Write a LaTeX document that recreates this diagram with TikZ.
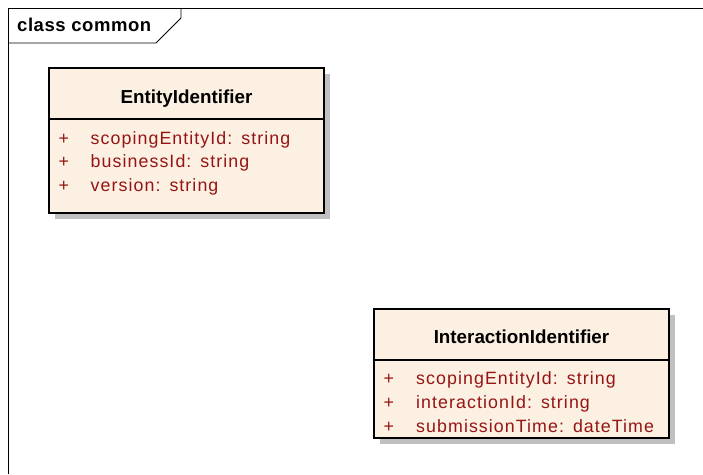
\documentclass[tikz,border=0pt]{standalone}
\usepackage{fontspec}
\setmainfont{Liberation Sans}
\newfontfamily\attrfont[LetterSpace=6]{Liberation Sans}
\newfontfamily\titlefont[LetterSpace=0]{Liberation Sans}
\newfontfamily\framefont[LetterSpace=3]{Liberation Sans}
\definecolor{boxfill}{RGB}{251,240,225}
\definecolor{attrred}{RGB}{150,20,20}
\definecolor{shadowgray}{RGB}{192,192,192}
\newcommand{\colsp}{\ \hspace{3pt}}
\tikzset{
  classbox/.style={draw=black, line width=1.4pt, fill=boxfill, inner sep=0pt},
  titletext/.style={anchor=base, inner sep=0pt, font=\titlefont\fontsize{18.8}{20}\selectfont\bfseries},
  attrtext/.style={anchor=base west, inner sep=0pt, text=attrred, font=\attrfont\fontsize{17.8}{19}\selectfont},
  frametext/.style={anchor=base west, inner sep=0pt, font=\framefont\fontsize{18.5}{20}\selectfont\bfseries},
  frameline/.style={draw=black, line width=0.9pt}
}
\begin{document}
\begin{tikzpicture}[x=1pt,y=-1pt]
\useasboundingbox (0,0) rectangle (703,474);
% frame
\coordinate (ftl) at (8,8);
\coordinate (ftr) at (703,8);
\coordinate (fbl) at (8,474);
\coordinate (tabb) at (156,43);
\coordinate (tabl) at (8,43);
\coordinate (tabd) at (181,18);
\coordinate (tabt) at (181,8);
\draw[frameline] (fbl) -- (ftl) -- (ftr);
\draw[frameline] (tabl) -- (tabb) -- (tabd) -- (tabt);
\node[frametext] (frametitle) at (17,31) {class common};
% EntityIdentifier
\fill[shadowgray] (55,74) rectangle (330,219);
\node[classbox, minimum width=275pt, minimum height=145pt] (ent) at (186.5,140.5) {};
\coordinate (entdl) at (49,119);
\coordinate (entdr) at (324,119);
\draw[line width=1.4pt] (entdl) -- (entdr);
\node[titletext] (enttitle) at (186.5,103) {EntityIdentifier};
\node[attrtext] (ep1) at (58.5,144) {+};
\node[attrtext] (ea1) at (90.5,144) {scopingEntityId:\colsp string};
\node[attrtext] (ep2) at (58.5,167.5) {+};
\node[attrtext] (ea2) at (90.5,167.5) {businessId:\colsp string};
\node[attrtext] (ep3) at (58.5,191) {+};
\node[attrtext] (ea3) at (90.5,191) {version:\colsp string};
% InteractionIdentifier
\fill[shadowgray] (380,315) rectangle (675,444);
\node[classbox, minimum width=295pt, minimum height=129pt] (int) at (521.5,373.5) {};
\coordinate (intdl) at (374,360);
\coordinate (intdr) at (669,360);
\draw[line width=1.4pt] (intdl) -- (intdr);
\node[titletext] (inttitle) at (521.5,343.5) {InteractionIdentifier};
\node[attrtext] (ip1) at (383.5,384.5) {+};
\node[attrtext] (ia1) at (416,384.5) {scopingEntityId:\colsp string};
\node[attrtext] (ip2) at (383.5,408.5) {+};
\node[attrtext] (ia2) at (416,408.5) {interactionId:\colsp string};
\node[attrtext] (ip3) at (383.5,432.5) {+};
\node[attrtext] (ia3) at (416,432.5) {submissionTime:\colsp dateTime};
\end{tikzpicture}
\end{document}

^^^^^^^^

Required task -> Transcribe the material exactly, keeping every word and none of the pictures.

Exercise output ->
Write a LaTeX document that recreates this diagram with TikZ.
\documentclass[tikz,border=0pt]{standalone}
\usepackage{fontspec}
\setmainfont{Liberation Sans}
\newfontfamily\attrfont[LetterSpace=6]{Liberation Sans}
\newfontfamily\titlefont[LetterSpace=0]{Liberation Sans}
\newfontfamily\framefont[LetterSpace=3]{Liberation Sans}
\definecolor{boxfill}{RGB}{251,240,225}
\definecolor{attrred}{RGB}{150,20,20}
\definecolor{shadowgray}{RGB}{192,192,192}
\newcommand{\colsp}{\ \hspace{3pt}}
\tikzset{
  classbox/.style={draw=black, line width=1.4pt, fill=boxfill, inner sep=0pt},
  titletext/.style={anchor=base, inner sep=0pt, font=\titlefont\fontsize{18.8}{20}\selectfont\bfseries},
  attrtext/.style={anchor=base west, inner sep=0pt, text=attrred, font=\attrfont\fontsize{17.8}{19}\selectfont},
  frametext/.style={anchor=base west, inner sep=0pt, font=\framefont\fontsize{18.5}{20}\selectfont\bfseries},
  frameline/.style={draw=black, line width=0.9pt}
}
\begin{document}
\begin{tikzpicture}[x=1pt,y=-1pt]
\useasboundingbox (0,0) rectangle (703,474);
% frame
\coordinate (ftl) at (8,8);
\coordinate (ftr) at (703,8);
\coordinate (fbl) at (8,474);
\coordinate (tabb) at (156,43);
\coordinate (tabl) at (8,43);
\coordinate (tabd) at (181,18);
\coordinate (tabt) at (181,8);
\draw[frameline] (fbl) -- (ftl) -- (ftr);
\draw[frameline] (tabl) -- (tabb) -- (tabd) -- (tabt);
\node[frametext] (frametitle) at (17,31) {class common};
% EntityIdentifier
\fill[shadowgray] (55,74) rectangle (330,219);
\node[classbox, minimum width=275pt, minimum height=145pt] (ent) at (186.5,140.5) {};
\coordinate (entdl) at (49,119);
\coordinate (entdr) at (324,119);
\draw[line width=1.4pt] (entdl) -- (entdr);
\node[titletext] (enttitle) at (186.5,103) {EntityIdentifier};
\node[attrtext] (ep1) at (58.5,144) {+};
\node[attrtext] (ea1) at (90.5,144) {scopingEntityId:\colsp string};
\node[attrtext] (ep2) at (58.5,167.5) {+};
\node[attrtext] (ea2) at (90.5,167.5) {businessId:\colsp string};
\node[attrtext] (ep3) at (58.5,191) {+};
\node[attrtext] (ea3) at (90.5,191) {version:\colsp string};
% InteractionIdentifier
\fill[shadowgray] (380,315) rectangle (675,444);
\node[classbox, minimum width=295pt, minimum height=129pt] (int) at (521.5,373.5) {};
\coordinate (intdl) at (374,360);
\coordinate (intdr) at (669,360);
\draw[line width=1.4pt] (intdl) -- (intdr);
\node[titletext] (inttitle) at (521.5,343.5) {InteractionIdentifier};
\node[attrtext] (ip1) at (383.5,384.5) {+};
\node[attrtext] (ia1) at (416,384.5) {scopingEntityId:\colsp string};
\node[attrtext] (ip2) at (383.5,408.5) {+};
\node[attrtext] (ia2) at (416,408.5) {interactionId:\colsp string};
\node[attrtext] (ip3) at (383.5,432.5) {+};
\node[attrtext] (ia3) at (416,432.5) {submissionTime:\colsp dateTime};
\end{tikzpicture}
\end{document}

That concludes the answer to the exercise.